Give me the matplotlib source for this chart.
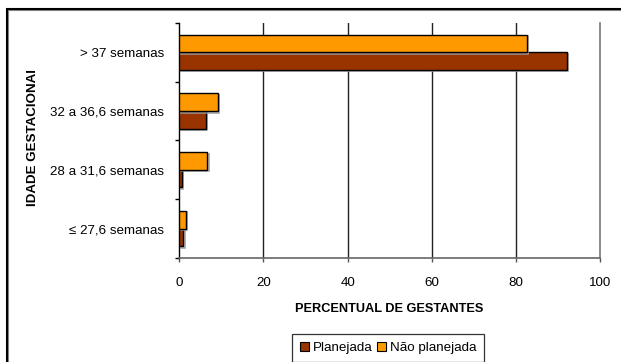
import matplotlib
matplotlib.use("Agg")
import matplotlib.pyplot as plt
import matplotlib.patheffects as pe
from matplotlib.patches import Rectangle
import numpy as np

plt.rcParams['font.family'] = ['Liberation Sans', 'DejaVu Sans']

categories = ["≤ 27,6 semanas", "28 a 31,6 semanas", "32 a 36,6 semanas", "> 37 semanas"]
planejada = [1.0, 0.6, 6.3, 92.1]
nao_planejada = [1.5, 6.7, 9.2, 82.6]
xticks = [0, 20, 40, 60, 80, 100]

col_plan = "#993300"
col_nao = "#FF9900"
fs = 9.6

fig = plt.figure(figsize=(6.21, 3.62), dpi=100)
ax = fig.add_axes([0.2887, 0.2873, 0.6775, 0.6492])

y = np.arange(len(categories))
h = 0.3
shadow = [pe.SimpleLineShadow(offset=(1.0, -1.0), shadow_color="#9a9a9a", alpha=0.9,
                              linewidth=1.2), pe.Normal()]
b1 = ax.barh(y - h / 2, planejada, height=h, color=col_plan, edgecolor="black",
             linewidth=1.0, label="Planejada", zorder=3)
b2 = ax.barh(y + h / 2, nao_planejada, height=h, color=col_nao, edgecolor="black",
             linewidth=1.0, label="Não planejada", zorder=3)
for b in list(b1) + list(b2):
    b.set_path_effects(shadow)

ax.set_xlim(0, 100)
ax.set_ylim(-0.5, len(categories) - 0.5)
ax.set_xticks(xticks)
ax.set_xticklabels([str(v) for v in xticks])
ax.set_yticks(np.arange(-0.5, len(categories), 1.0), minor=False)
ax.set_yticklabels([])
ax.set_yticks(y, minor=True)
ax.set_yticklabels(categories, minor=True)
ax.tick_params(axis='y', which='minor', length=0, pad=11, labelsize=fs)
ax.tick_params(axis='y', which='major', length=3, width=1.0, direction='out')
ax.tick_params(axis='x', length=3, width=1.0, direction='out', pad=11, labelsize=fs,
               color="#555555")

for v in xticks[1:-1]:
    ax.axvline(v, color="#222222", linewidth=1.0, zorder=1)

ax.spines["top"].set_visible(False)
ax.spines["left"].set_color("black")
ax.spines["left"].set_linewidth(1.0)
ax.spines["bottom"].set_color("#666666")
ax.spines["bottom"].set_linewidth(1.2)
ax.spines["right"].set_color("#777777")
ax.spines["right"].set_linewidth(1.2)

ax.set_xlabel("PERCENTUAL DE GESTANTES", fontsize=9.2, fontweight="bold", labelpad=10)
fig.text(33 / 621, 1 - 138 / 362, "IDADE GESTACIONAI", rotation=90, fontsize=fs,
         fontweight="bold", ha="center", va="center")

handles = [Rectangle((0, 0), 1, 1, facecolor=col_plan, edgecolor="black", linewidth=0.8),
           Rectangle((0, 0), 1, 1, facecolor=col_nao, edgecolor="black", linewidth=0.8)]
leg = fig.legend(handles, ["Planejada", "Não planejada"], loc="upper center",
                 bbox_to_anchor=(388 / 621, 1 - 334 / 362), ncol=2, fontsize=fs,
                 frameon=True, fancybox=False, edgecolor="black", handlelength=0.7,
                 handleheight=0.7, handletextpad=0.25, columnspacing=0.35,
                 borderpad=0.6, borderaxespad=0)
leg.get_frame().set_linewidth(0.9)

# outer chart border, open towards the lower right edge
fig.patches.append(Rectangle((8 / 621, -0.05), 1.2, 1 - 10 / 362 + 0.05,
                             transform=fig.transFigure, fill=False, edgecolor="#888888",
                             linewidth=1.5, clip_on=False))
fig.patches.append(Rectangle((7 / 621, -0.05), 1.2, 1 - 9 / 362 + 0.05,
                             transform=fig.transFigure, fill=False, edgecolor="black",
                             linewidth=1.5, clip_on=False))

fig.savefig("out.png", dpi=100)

---

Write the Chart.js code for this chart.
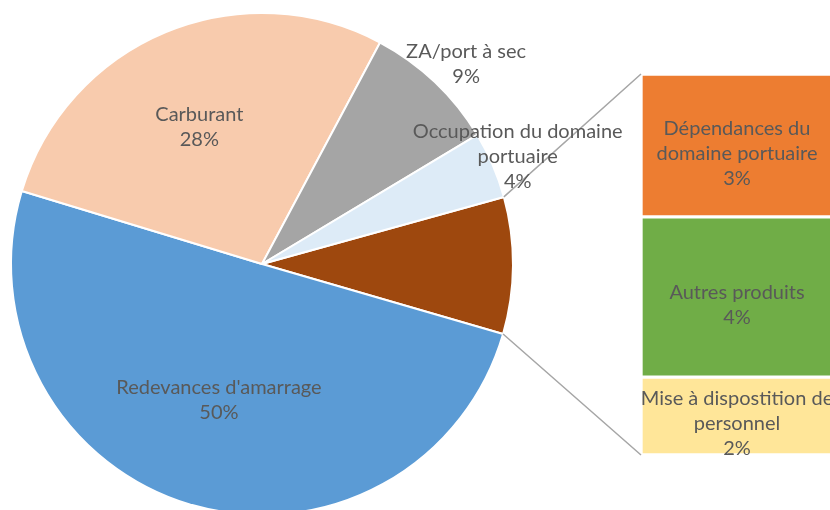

...

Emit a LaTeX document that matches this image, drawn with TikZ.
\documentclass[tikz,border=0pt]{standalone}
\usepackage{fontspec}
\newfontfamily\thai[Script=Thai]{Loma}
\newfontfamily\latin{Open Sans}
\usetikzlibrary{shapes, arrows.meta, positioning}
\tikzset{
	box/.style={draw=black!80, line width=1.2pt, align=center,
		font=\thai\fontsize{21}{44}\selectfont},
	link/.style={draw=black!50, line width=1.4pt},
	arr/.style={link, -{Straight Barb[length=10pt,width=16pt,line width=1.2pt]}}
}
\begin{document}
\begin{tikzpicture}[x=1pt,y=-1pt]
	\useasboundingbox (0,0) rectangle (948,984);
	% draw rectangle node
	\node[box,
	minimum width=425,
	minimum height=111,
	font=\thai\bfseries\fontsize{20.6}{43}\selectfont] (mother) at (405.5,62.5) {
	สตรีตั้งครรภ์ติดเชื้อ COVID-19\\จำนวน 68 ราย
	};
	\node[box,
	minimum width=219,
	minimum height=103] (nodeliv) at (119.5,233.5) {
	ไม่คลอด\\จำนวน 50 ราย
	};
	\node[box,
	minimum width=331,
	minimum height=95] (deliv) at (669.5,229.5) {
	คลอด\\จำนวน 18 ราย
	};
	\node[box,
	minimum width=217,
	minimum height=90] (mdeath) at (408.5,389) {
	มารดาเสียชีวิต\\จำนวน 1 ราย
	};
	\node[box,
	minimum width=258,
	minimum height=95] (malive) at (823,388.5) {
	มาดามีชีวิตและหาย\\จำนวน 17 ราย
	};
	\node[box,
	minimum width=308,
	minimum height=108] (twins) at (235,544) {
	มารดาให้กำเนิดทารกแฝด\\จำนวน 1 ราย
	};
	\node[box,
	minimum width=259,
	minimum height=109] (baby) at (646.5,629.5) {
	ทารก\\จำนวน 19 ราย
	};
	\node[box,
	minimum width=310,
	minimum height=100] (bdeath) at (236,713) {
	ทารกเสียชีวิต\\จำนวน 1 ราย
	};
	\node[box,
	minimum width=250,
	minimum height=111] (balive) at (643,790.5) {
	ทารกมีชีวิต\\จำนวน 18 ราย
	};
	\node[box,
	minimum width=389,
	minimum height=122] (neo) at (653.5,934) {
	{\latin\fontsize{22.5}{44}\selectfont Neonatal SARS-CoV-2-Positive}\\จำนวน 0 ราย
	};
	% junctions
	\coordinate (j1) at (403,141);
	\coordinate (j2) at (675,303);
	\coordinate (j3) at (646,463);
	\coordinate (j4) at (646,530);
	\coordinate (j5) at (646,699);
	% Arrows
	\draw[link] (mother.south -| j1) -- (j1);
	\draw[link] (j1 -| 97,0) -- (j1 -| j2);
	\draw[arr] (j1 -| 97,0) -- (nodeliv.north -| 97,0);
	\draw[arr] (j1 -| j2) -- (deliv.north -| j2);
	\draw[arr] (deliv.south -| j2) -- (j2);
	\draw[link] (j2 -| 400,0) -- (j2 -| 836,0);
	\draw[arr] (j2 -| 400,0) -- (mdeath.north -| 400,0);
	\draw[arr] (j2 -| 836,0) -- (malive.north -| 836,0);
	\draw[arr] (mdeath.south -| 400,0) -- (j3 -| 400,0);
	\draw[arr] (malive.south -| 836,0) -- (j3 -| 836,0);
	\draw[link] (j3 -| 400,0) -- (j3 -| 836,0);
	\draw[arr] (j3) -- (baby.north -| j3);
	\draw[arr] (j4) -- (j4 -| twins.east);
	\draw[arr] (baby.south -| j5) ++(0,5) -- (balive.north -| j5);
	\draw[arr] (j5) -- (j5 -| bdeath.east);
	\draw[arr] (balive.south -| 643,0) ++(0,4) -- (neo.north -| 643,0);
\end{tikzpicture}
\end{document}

* **Instruction**
Show each line in the entries that holds the string "matplotlib".

* **Result**
Give me the matplotlib source for this chart.
import matplotlib
matplotlib.use("Agg")
import matplotlib.pyplot as plt
import matplotlib.patheffects as pe
from matplotlib.patches import Rectangle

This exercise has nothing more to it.